Particularly alarming is the widening gap between the government and the people. Pashinyan speaks of rationality, sober calculation, and the necessity of difficult decisions. The people live in the reality of loss, memory, pain, and fear of repetition. No visible effort is being made to bridge this divide or even to acknowledge it. It is simply ignored, as if silence could be mistaken for consent.
The people are exhausted. They are genuinely tired of war, anxiety, and the constant anticipation of bad news. Yet exhaustion is a poor foundation for lasting peace. The future cannot be built on fatigue or on temporary conciliation. And this very conciliation is now being presented as national consensus.
Thus, the central question awaiting an answer sounds both simple and frightening: is this the peace we chose, or the peace we were persuaded (or compelled) to accept?
As Armenians approach the polling stations in the summer of 2026, each citizen will be choosing not only among candidates and parties, but between national dignity and conciliation. In making that choice, the people must ask themselves whether they are ready to reclaim their memory, values, and strength or whether they are prepared to settle for exhaustion and the illusion of peace.
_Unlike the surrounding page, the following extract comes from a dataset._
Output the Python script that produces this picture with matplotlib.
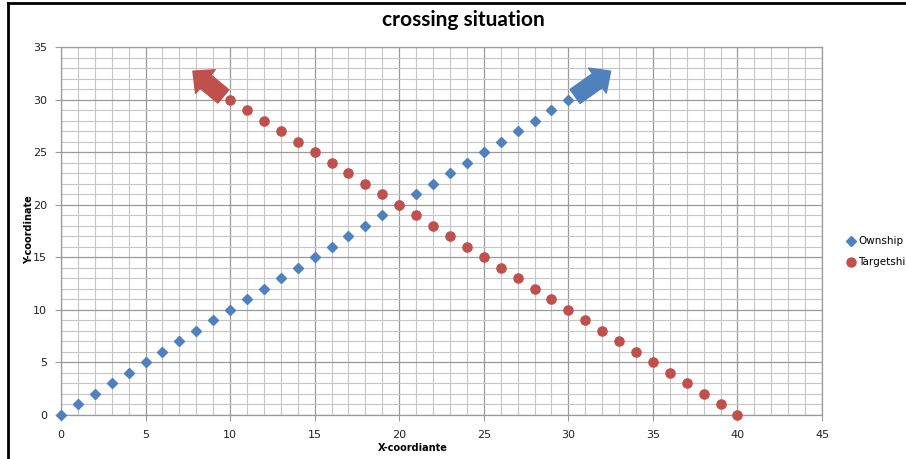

Today’s reality poses to the Armenian people a sharp and inevitable question — one reminiscent of Shakespeare: to be or not to be? Not only in the sense of physical survival, but in a deeper moral and historical dimension. To be means to restore national dignity, memory, and values that have been lost or replaced through years of concessions and illusions of unreal peace. To be means to preserve morale, to assert one’s rights and historical justice, and not to allow others to determine the country’s fate. Not to be means to accept capitulation. This is the threshold at which the Armenian people now stand. And every citizen must fully grasp the weight of responsibility that accompanies their choice when they take a ballot in hand.